• Requirement:
Reproduce each line of the material exactly, minus any picture.
((
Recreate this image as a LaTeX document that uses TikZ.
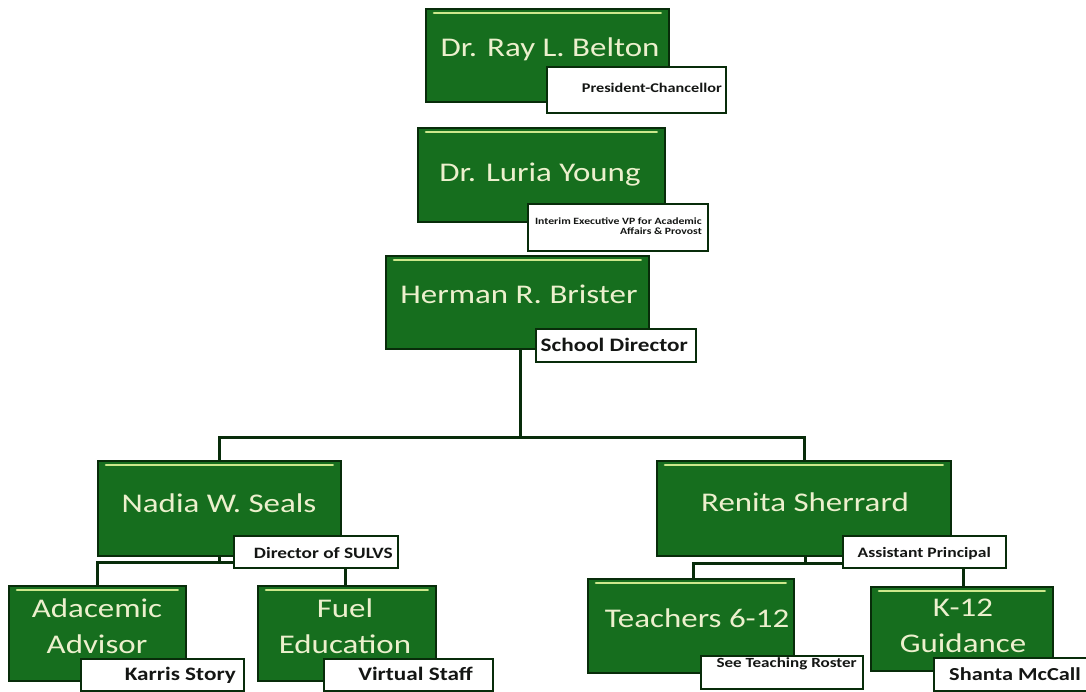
\documentclass[tikz,border=0pt]{standalone}
\usepackage{fontspec}
\newfontfamily\nmfont{Carlito}[FakeStretch=1.22]
\newfontfamily\lbfont{Carlito}[FakeStretch=1.22]
\definecolor{gfill}{RGB}{22,110,30}
\definecolor{gedge}{RGB}{8,44,10}
\definecolor{ghl}{RGB}{205,232,140}
\definecolor{ntext}{RGB}{236,240,205}
\definecolor{ltext}{RGB}{20,22,20}
\tikzset{
  gbox/.style={draw=gedge, line width=1.8pt, fill=gfill, inner sep=0pt, anchor=north west},
  lbox/.style={draw=gedge, line width=1.8pt, fill=white, inner sep=0pt, anchor=north west},
  hl/.style={draw=ghl, line width=2.6pt, line cap=round},
  conn/.style={draw=gedge, line width=3pt},
  nm/.style={font=\nmfont\fontsize{27}{36}\selectfont, text=ntext, align=center, inner sep=0pt},
  lb/.style={font=\lbfont\bfseries\fontsize{#1}{#1}\selectfont, text=ltext, inner sep=0pt},
  lb/.default=19
}
\begin{document}
\begin{tikzpicture}[x=1pt,y=-1pt]
\useasboundingbox (0,0) rectangle (1086,692);
\clip (0,0) rectangle (1086,692);
% connector coordinates
\coordinate (brdown) at (520,348);
\coordinate (bar) at (520,437);
\coordinate (nadtop) at (219,460);
\coordinate (rentop) at (804,460);
\coordinate (nadbot) at (219,555);
\coordinate (nadbar) at (219,562);
\coordinate (adtop) at (97,585);
\coordinate (futop) at (345,585);
\coordinate (renbot) at (805,555);
\coordinate (renbar) at (805,563);
\coordinate (tetop) at (693,578);
\coordinate (k12top) at (963,586);
% connectors
\draw[conn] (brdown) -- (bar);
\draw[conn] (nadtop) |- (bar) -| (rentop);
\draw[conn] (nadbot) -- (nadbar);
\draw[conn] (adtop) |- (nadbar) -| (futop);
\draw[conn] (renbot) -- (renbar);
\draw[conn] (tetop) |- (renbar) -| (k12top);
% green boxes
\node[gbox, minimum width=243, minimum height=93] (belton) at (425,8) {};
\node[gbox, minimum width=247, minimum height=94] (young) at (417,127) {};
\node[gbox, minimum width=263, minimum height=93] (brister) at (385,255) {};
\node[gbox, minimum width=243, minimum height=95] (nadia) at (97,460) {};
\node[gbox, minimum width=294, minimum height=95] (renita) at (656,460) {};
\node[gbox, minimum width=177, minimum height=95] (adac) at (8,585) {};
\node[gbox, minimum width=178, minimum height=95] (fuel) at (257,585) {};
\node[gbox, minimum width=206, minimum height=94] (teach) at (587,578) {};
\node[gbox, minimum width=182, minimum height=84] (k12) at (870,586) {};
% highlights
\foreach \b in {belton,young,brister,nadia,renita,adac,fuel,teach,k12}{
  \draw[hl] ([xshift=9pt,yshift=-5pt]\b.north west) -- ([xshift=-9pt,yshift=-5pt]\b.north east);
}
% names
\node[nm, anchor=base] (beltont) at (550,57) {Dr. Ray L. Belton};
\node[nm, anchor=base] (youngt) at (540,182) {Dr. Luria Young};
\node[nm, anchor=base] (bristert) at (519,304) {Herman R. Brister};
\node[nm, anchor=base] (nadiat) at (219,512) {Nadia W. Seals};
\node[nm, anchor=base] (renitat) at (805,511) {Renita Sherrard};
\node[nm] (adact) at (97,626) {Adacemic\\Advisor};
\node[nm] (fuelt) at (345,626) {Fuel\\Education};
\node[nm, anchor=base] (teacht) at (697,627) {Teachers 6-12};
\node[nm] (k12t) at (963,626) {K-12\\Guidance};
% label boxes
\node[lbox, minimum width=179, minimum height=46] (beltonl) at (546,66) {};
\node[lbox, minimum width=180, minimum height=47] (youngl) at (527,203) {};
\node[lbox, minimum width=160, minimum height=33] (bristerl) at (535,328) {};
\node[lbox, minimum width=164, minimum height=32] (nadial) at (233,535) {};
\node[lbox, minimum width=163, minimum height=32] (renital) at (842,535) {};
\node[lbox, minimum width=163, minimum height=32] (adacl) at (80,658) {};
\node[lbox, minimum width=169, minimum height=32] (fuell) at (323,658) {};
\node[lbox, minimum width=162, minimum height=33] (teachl) at (700,655) {};
\node[lbox, minimum width=180, minimum height=33] (k12l) at (933,657) {};
% label texts
\node[lb=13.3, anchor=base east] (beltonlt) at (722,93) {President-Chancellor};
\node[lb=9.6, align=right, anchor=east, font=\lbfont\bfseries\fontsize{9.6}{10.5}\selectfont] (younglt) at (702,226) {Interim Executive VP for Academic\\Affairs \& Provost};
\node[lb=19, anchor=base east] (bristerlt) at (688,352) {School Director};
\node[lb=15.8, anchor=base east] (nadialt) at (393,558) {Director of SULVS};
\node[lb=14.4, anchor=base east] (renitalt) at (991,557) {Assistant Principal};
\node[lb=19, anchor=base east] (adaclt) at (236,680) {Karris Story};
\node[lb=19, anchor=base east] (fuellt) at (473,680) {Virtual Staff};
\node[lb=14, anchor=base east] (teachlt) at (857,667) {See Teaching Roster};
\node[lb=18.3, anchor=base west] (k12lt) at (949,680) {Shanta McCall};
\end{tikzpicture}
\end{document}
))
• Answer below:
Recreate this image as a LaTeX document that uses TikZ.
\documentclass[tikz,border=0pt]{standalone}
\usepackage{fontspec}
\newfontfamily\nmfont{Carlito}[FakeStretch=1.22]
\newfontfamily\lbfont{Carlito}[FakeStretch=1.22]
\definecolor{gfill}{RGB}{22,110,30}
\definecolor{gedge}{RGB}{8,44,10}
\definecolor{ghl}{RGB}{205,232,140}
\definecolor{ntext}{RGB}{236,240,205}
\definecolor{ltext}{RGB}{20,22,20}
\tikzset{
  gbox/.style={draw=gedge, line width=1.8pt, fill=gfill, inner sep=0pt, anchor=north west},
  lbox/.style={draw=gedge, line width=1.8pt, fill=white, inner sep=0pt, anchor=north west},
  hl/.style={draw=ghl, line width=2.6pt, line cap=round},
  conn/.style={draw=gedge, line width=3pt},
  nm/.style={font=\nmfont\fontsize{27}{36}\selectfont, text=ntext, align=center, inner sep=0pt},
  lb/.style={font=\lbfont\bfseries\fontsize{#1}{#1}\selectfont, text=ltext, inner sep=0pt},
  lb/.default=19
}
\begin{document}
\begin{tikzpicture}[x=1pt,y=-1pt]
\useasboundingbox (0,0) rectangle (1086,692);
\clip (0,0) rectangle (1086,692);
% connector coordinates
\coordinate (brdown) at (520,348);
\coordinate (bar) at (520,437);
\coordinate (nadtop) at (219,460);
\coordinate (rentop) at (804,460);
\coordinate (nadbot) at (219,555);
\coordinate (nadbar) at (219,562);
\coordinate (adtop) at (97,585);
\coordinate (futop) at (345,585);
\coordinate (renbot) at (805,555);
\coordinate (renbar) at (805,563);
\coordinate (tetop) at (693,578);
\coordinate (k12top) at (963,586);
% connectors
\draw[conn] (brdown) -- (bar);
\draw[conn] (nadtop) |- (bar) -| (rentop);
\draw[conn] (nadbot) -- (nadbar);
\draw[conn] (adtop) |- (nadbar) -| (futop);
\draw[conn] (renbot) -- (renbar);
\draw[conn] (tetop) |- (renbar) -| (k12top);
% green boxes
\node[gbox, minimum width=243, minimum height=93] (belton) at (425,8) {};
\node[gbox, minimum width=247, minimum height=94] (young) at (417,127) {};
\node[gbox, minimum width=263, minimum height=93] (brister) at (385,255) {};
\node[gbox, minimum width=243, minimum height=95] (nadia) at (97,460) {};
\node[gbox, minimum width=294, minimum height=95] (renita) at (656,460) {};
\node[gbox, minimum width=177, minimum height=95] (adac) at (8,585) {};
\node[gbox, minimum width=178, minimum height=95] (fuel) at (257,585) {};
\node[gbox, minimum width=206, minimum height=94] (teach) at (587,578) {};
\node[gbox, minimum width=182, minimum height=84] (k12) at (870,586) {};
% highlights
\foreach \b in {belton,young,brister,nadia,renita,adac,fuel,teach,k12}{
  \draw[hl] ([xshift=9pt,yshift=-5pt]\b.north west) -- ([xshift=-9pt,yshift=-5pt]\b.north east);
}
% names
\node[nm, anchor=base] (beltont) at (550,57) {Dr. Ray L. Belton};
\node[nm, anchor=base] (youngt) at (540,182) {Dr. Luria Young};
\node[nm, anchor=base] (bristert) at (519,304) {Herman R. Brister};
\node[nm, anchor=base] (nadiat) at (219,512) {Nadia W. Seals};
\node[nm, anchor=base] (renitat) at (805,511) {Renita Sherrard};
\node[nm] (adact) at (97,626) {Adacemic\\Advisor};
\node[nm] (fuelt) at (345,626) {Fuel\\Education};
\node[nm, anchor=base] (teacht) at (697,627) {Teachers 6-12};
\node[nm] (k12t) at (963,626) {K-12\\Guidance};
% label boxes
\node[lbox, minimum width=179, minimum height=46] (beltonl) at (546,66) {};
\node[lbox, minimum width=180, minimum height=47] (youngl) at (527,203) {};
\node[lbox, minimum width=160, minimum height=33] (bristerl) at (535,328) {};
\node[lbox, minimum width=164, minimum height=32] (nadial) at (233,535) {};
\node[lbox, minimum width=163, minimum height=32] (renital) at (842,535) {};
\node[lbox, minimum width=163, minimum height=32] (adacl) at (80,658) {};
\node[lbox, minimum width=169, minimum height=32] (fuell) at (323,658) {};
\node[lbox, minimum width=162, minimum height=33] (teachl) at (700,655) {};
\node[lbox, minimum width=180, minimum height=33] (k12l) at (933,657) {};
% label texts
\node[lb=13.3, anchor=base east] (beltonlt) at (722,93) {President-Chancellor};
\node[lb=9.6, align=right, anchor=east, font=\lbfont\bfseries\fontsize{9.6}{10.5}\selectfont] (younglt) at (702,226) {Interim Executive VP for Academic\\Affairs \& Provost};
\node[lb=19, anchor=base east] (bristerlt) at (688,352) {School Director};
\node[lb=15.8, anchor=base east] (nadialt) at (393,558) {Director of SULVS};
\node[lb=14.4, anchor=base east] (renitalt) at (991,557) {Assistant Principal};
\node[lb=19, anchor=base east] (adaclt) at (236,680) {Karris Story};
\node[lb=19, anchor=base east] (fuellt) at (473,680) {Virtual Staff};
\node[lb=14, anchor=base east] (teachlt) at (857,667) {See Teaching Roster};
\node[lb=18.3, anchor=base west] (k12lt) at (949,680) {Shanta McCall};
\end{tikzpicture}
\end{document}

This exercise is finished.